* [Request] Retype all material exactly. Pictures stay out of the copy.

* [Given data]
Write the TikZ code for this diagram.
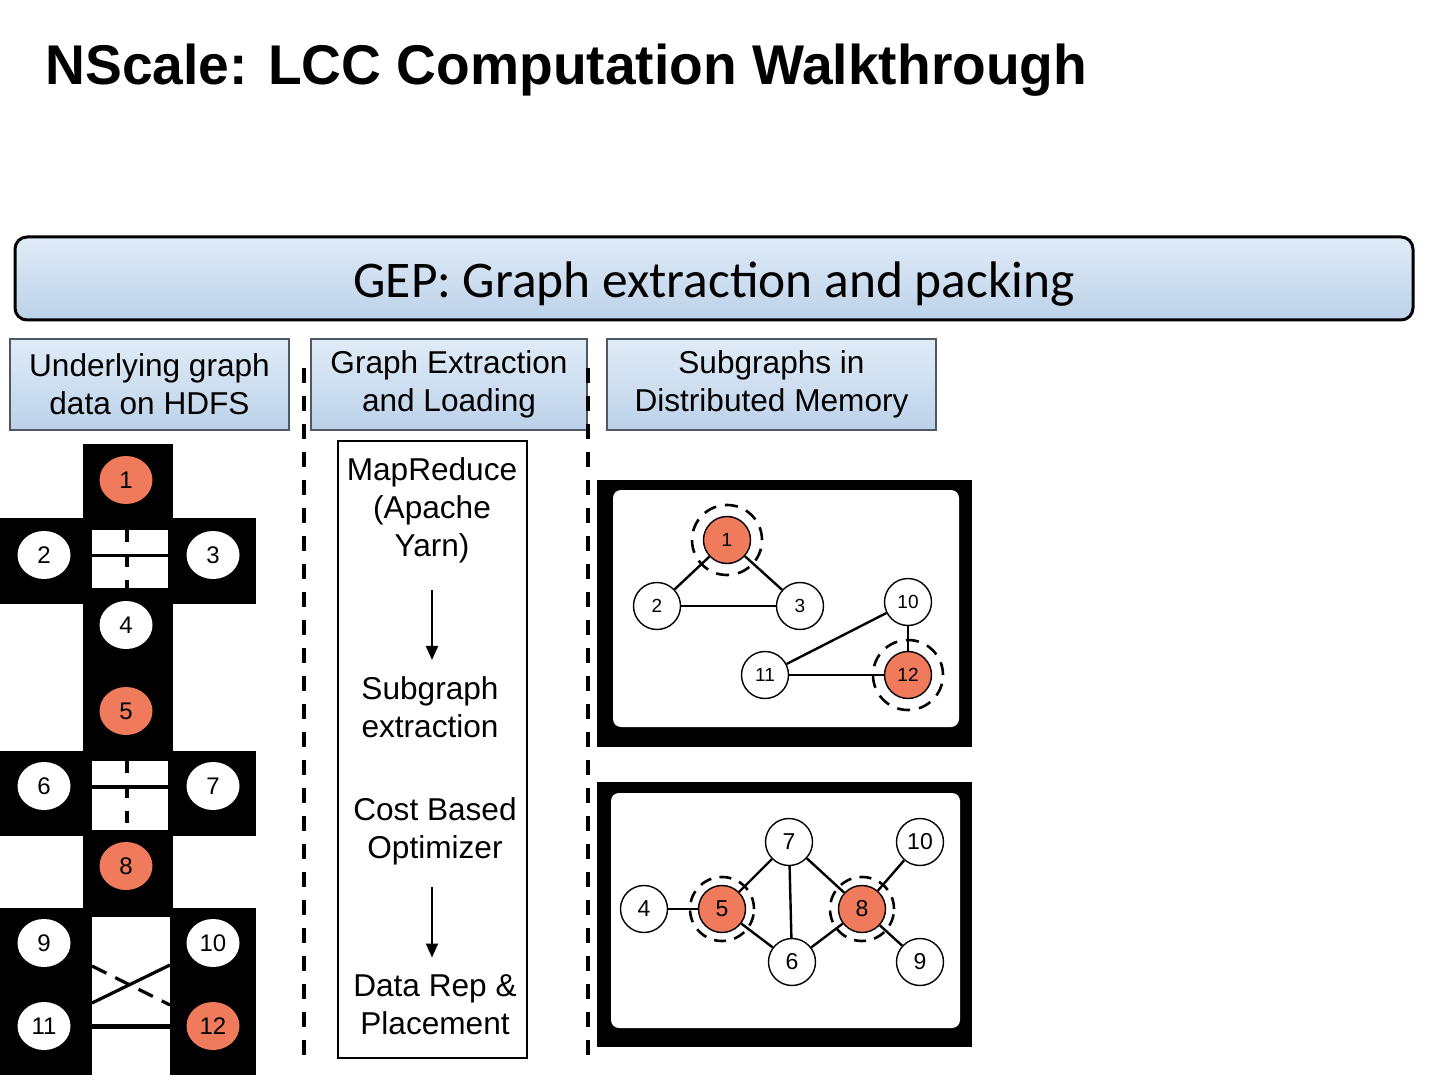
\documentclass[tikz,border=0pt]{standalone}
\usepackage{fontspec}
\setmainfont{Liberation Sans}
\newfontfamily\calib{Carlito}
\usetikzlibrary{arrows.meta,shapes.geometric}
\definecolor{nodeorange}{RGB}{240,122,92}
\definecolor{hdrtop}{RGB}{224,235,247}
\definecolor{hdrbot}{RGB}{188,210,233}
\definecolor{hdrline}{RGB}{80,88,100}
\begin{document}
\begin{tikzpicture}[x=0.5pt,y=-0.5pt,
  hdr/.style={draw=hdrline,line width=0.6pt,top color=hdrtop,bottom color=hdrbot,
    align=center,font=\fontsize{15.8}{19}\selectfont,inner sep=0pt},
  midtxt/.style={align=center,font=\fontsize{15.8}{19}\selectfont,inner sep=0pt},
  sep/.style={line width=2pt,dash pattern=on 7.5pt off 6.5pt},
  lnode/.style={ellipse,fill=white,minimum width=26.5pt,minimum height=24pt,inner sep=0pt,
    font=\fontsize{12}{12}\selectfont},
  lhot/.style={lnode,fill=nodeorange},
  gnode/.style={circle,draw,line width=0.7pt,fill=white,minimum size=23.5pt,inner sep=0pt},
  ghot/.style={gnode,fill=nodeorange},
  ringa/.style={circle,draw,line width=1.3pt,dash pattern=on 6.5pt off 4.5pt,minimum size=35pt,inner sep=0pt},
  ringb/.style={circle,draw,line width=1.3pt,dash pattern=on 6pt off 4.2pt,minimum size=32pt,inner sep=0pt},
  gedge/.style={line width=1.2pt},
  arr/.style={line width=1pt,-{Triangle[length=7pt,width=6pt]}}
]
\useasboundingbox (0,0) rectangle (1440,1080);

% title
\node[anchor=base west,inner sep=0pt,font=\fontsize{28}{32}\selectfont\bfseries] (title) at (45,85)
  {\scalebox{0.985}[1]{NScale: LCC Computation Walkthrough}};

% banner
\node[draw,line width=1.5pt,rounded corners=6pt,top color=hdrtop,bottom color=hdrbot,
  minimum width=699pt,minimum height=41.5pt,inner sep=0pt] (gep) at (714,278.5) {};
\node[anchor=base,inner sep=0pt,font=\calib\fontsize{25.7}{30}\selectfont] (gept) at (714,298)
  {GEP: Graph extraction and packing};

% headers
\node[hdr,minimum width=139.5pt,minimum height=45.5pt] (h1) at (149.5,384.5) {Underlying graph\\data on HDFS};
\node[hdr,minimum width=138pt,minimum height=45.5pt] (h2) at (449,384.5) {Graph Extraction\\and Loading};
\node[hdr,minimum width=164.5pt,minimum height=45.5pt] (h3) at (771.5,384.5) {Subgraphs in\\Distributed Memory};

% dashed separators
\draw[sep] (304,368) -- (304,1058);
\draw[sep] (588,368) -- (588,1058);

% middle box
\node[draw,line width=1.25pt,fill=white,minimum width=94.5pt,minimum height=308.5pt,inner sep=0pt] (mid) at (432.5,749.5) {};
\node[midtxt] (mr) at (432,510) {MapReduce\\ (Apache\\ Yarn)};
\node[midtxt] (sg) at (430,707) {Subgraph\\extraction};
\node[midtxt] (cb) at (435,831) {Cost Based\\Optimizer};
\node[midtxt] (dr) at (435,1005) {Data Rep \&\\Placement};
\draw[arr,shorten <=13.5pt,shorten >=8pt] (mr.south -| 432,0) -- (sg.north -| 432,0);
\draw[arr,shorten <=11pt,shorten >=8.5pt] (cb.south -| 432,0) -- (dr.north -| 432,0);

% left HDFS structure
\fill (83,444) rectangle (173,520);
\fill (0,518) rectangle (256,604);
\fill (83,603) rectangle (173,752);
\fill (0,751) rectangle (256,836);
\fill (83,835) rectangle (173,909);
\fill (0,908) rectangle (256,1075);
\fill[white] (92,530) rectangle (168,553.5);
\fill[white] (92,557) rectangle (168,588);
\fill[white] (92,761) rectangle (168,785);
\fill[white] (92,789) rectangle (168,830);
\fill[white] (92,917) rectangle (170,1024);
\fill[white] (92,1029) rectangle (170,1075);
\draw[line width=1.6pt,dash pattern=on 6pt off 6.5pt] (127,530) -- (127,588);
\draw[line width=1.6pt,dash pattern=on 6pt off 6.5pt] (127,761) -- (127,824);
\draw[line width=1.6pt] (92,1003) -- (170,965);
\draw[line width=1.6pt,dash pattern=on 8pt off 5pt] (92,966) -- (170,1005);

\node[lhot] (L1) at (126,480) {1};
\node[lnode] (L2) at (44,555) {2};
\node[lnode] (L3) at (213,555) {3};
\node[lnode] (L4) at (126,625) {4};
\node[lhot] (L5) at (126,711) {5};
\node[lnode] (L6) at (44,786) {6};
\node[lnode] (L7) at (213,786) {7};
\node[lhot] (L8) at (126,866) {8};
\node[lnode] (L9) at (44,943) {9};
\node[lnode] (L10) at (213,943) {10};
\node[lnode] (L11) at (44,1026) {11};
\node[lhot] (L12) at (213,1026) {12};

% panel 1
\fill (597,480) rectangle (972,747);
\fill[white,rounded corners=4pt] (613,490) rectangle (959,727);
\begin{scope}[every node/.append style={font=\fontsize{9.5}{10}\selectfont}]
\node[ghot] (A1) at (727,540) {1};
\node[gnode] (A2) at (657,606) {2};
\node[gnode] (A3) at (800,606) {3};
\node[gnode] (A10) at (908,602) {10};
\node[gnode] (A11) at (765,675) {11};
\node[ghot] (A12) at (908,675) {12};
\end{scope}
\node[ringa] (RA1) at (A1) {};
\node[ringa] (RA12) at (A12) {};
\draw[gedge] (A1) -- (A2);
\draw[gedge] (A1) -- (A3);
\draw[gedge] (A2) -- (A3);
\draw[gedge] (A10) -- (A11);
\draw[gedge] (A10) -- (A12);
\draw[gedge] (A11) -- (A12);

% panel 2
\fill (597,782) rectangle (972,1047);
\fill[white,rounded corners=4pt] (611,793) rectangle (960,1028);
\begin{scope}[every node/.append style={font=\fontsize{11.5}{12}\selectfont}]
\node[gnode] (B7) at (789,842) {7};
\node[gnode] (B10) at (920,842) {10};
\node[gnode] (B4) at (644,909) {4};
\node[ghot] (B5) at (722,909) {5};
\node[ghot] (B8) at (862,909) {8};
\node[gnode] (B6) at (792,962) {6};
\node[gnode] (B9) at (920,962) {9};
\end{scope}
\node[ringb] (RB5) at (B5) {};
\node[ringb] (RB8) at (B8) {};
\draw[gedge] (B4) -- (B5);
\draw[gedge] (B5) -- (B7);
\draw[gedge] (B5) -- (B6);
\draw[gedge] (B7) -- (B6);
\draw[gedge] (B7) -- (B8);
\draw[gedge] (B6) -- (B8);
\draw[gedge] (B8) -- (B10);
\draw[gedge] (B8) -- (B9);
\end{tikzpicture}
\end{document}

* [Answer for the task]
Write the TikZ code for this diagram.
\documentclass[tikz,border=0pt]{standalone}
\usepackage{fontspec}
\setmainfont{Liberation Sans}
\newfontfamily\calib{Carlito}
\usetikzlibrary{arrows.meta,shapes.geometric}
\definecolor{nodeorange}{RGB}{240,122,92}
\definecolor{hdrtop}{RGB}{224,235,247}
\definecolor{hdrbot}{RGB}{188,210,233}
\definecolor{hdrline}{RGB}{80,88,100}
\begin{document}
\begin{tikzpicture}[x=0.5pt,y=-0.5pt,
  hdr/.style={draw=hdrline,line width=0.6pt,top color=hdrtop,bottom color=hdrbot,
    align=center,font=\fontsize{15.8}{19}\selectfont,inner sep=0pt},
  midtxt/.style={align=center,font=\fontsize{15.8}{19}\selectfont,inner sep=0pt},
  sep/.style={line width=2pt,dash pattern=on 7.5pt off 6.5pt},
  lnode/.style={ellipse,fill=white,minimum width=26.5pt,minimum height=24pt,inner sep=0pt,
    font=\fontsize{12}{12}\selectfont},
  lhot/.style={lnode,fill=nodeorange},
  gnode/.style={circle,draw,line width=0.7pt,fill=white,minimum size=23.5pt,inner sep=0pt},
  ghot/.style={gnode,fill=nodeorange},
  ringa/.style={circle,draw,line width=1.3pt,dash pattern=on 6.5pt off 4.5pt,minimum size=35pt,inner sep=0pt},
  ringb/.style={circle,draw,line width=1.3pt,dash pattern=on 6pt off 4.2pt,minimum size=32pt,inner sep=0pt},
  gedge/.style={line width=1.2pt},
  arr/.style={line width=1pt,-{Triangle[length=7pt,width=6pt]}}
]
\useasboundingbox (0,0) rectangle (1440,1080);

% title
\node[anchor=base west,inner sep=0pt,font=\fontsize{28}{32}\selectfont\bfseries] (title) at (45,85)
  {\scalebox{0.985}[1]{NScale: LCC Computation Walkthrough}};

% banner
\node[draw,line width=1.5pt,rounded corners=6pt,top color=hdrtop,bottom color=hdrbot,
  minimum width=699pt,minimum height=41.5pt,inner sep=0pt] (gep) at (714,278.5) {};
\node[anchor=base,inner sep=0pt,font=\calib\fontsize{25.7}{30}\selectfont] (gept) at (714,298)
  {GEP: Graph extraction and packing};

% headers
\node[hdr,minimum width=139.5pt,minimum height=45.5pt] (h1) at (149.5,384.5) {Underlying graph\\data on HDFS};
\node[hdr,minimum width=138pt,minimum height=45.5pt] (h2) at (449,384.5) {Graph Extraction\\and Loading};
\node[hdr,minimum width=164.5pt,minimum height=45.5pt] (h3) at (771.5,384.5) {Subgraphs in\\Distributed Memory};

% dashed separators
\draw[sep] (304,368) -- (304,1058);
\draw[sep] (588,368) -- (588,1058);

% middle box
\node[draw,line width=1.25pt,fill=white,minimum width=94.5pt,minimum height=308.5pt,inner sep=0pt] (mid) at (432.5,749.5) {};
\node[midtxt] (mr) at (432,510) {MapReduce\\ (Apache\\ Yarn)};
\node[midtxt] (sg) at (430,707) {Subgraph\\extraction};
\node[midtxt] (cb) at (435,831) {Cost Based\\Optimizer};
\node[midtxt] (dr) at (435,1005) {Data Rep \&\\Placement};
\draw[arr,shorten <=13.5pt,shorten >=8pt] (mr.south -| 432,0) -- (sg.north -| 432,0);
\draw[arr,shorten <=11pt,shorten >=8.5pt] (cb.south -| 432,0) -- (dr.north -| 432,0);

% left HDFS structure
\fill (83,444) rectangle (173,520);
\fill (0,518) rectangle (256,604);
\fill (83,603) rectangle (173,752);
\fill (0,751) rectangle (256,836);
\fill (83,835) rectangle (173,909);
\fill (0,908) rectangle (256,1075);
\fill[white] (92,530) rectangle (168,553.5);
\fill[white] (92,557) rectangle (168,588);
\fill[white] (92,761) rectangle (168,785);
\fill[white] (92,789) rectangle (168,830);
\fill[white] (92,917) rectangle (170,1024);
\fill[white] (92,1029) rectangle (170,1075);
\draw[line width=1.6pt,dash pattern=on 6pt off 6.5pt] (127,530) -- (127,588);
\draw[line width=1.6pt,dash pattern=on 6pt off 6.5pt] (127,761) -- (127,824);
\draw[line width=1.6pt] (92,1003) -- (170,965);
\draw[line width=1.6pt,dash pattern=on 8pt off 5pt] (92,966) -- (170,1005);

\node[lhot] (L1) at (126,480) {1};
\node[lnode] (L2) at (44,555) {2};
\node[lnode] (L3) at (213,555) {3};
\node[lnode] (L4) at (126,625) {4};
\node[lhot] (L5) at (126,711) {5};
\node[lnode] (L6) at (44,786) {6};
\node[lnode] (L7) at (213,786) {7};
\node[lhot] (L8) at (126,866) {8};
\node[lnode] (L9) at (44,943) {9};
\node[lnode] (L10) at (213,943) {10};
\node[lnode] (L11) at (44,1026) {11};
\node[lhot] (L12) at (213,1026) {12};

% panel 1
\fill (597,480) rectangle (972,747);
\fill[white,rounded corners=4pt] (613,490) rectangle (959,727);
\begin{scope}[every node/.append style={font=\fontsize{9.5}{10}\selectfont}]
\node[ghot] (A1) at (727,540) {1};
\node[gnode] (A2) at (657,606) {2};
\node[gnode] (A3) at (800,606) {3};
\node[gnode] (A10) at (908,602) {10};
\node[gnode] (A11) at (765,675) {11};
\node[ghot] (A12) at (908,675) {12};
\end{scope}
\node[ringa] (RA1) at (A1) {};
\node[ringa] (RA12) at (A12) {};
\draw[gedge] (A1) -- (A2);
\draw[gedge] (A1) -- (A3);
\draw[gedge] (A2) -- (A3);
\draw[gedge] (A10) -- (A11);
\draw[gedge] (A10) -- (A12);
\draw[gedge] (A11) -- (A12);

% panel 2
\fill (597,782) rectangle (972,1047);
\fill[white,rounded corners=4pt] (611,793) rectangle (960,1028);
\begin{scope}[every node/.append style={font=\fontsize{11.5}{12}\selectfont}]
\node[gnode] (B7) at (789,842) {7};
\node[gnode] (B10) at (920,842) {10};
\node[gnode] (B4) at (644,909) {4};
\node[ghot] (B5) at (722,909) {5};
\node[ghot] (B8) at (862,909) {8};
\node[gnode] (B6) at (792,962) {6};
\node[gnode] (B9) at (920,962) {9};
\end{scope}
\node[ringb] (RB5) at (B5) {};
\node[ringb] (RB8) at (B8) {};
\draw[gedge] (B4) -- (B5);
\draw[gedge] (B5) -- (B7);
\draw[gedge] (B5) -- (B6);
\draw[gedge] (B7) -- (B6);
\draw[gedge] (B7) -- (B8);
\draw[gedge] (B6) -- (B8);
\draw[gedge] (B8) -- (B10);
\draw[gedge] (B8) -- (B9);
\end{tikzpicture}
\end{document}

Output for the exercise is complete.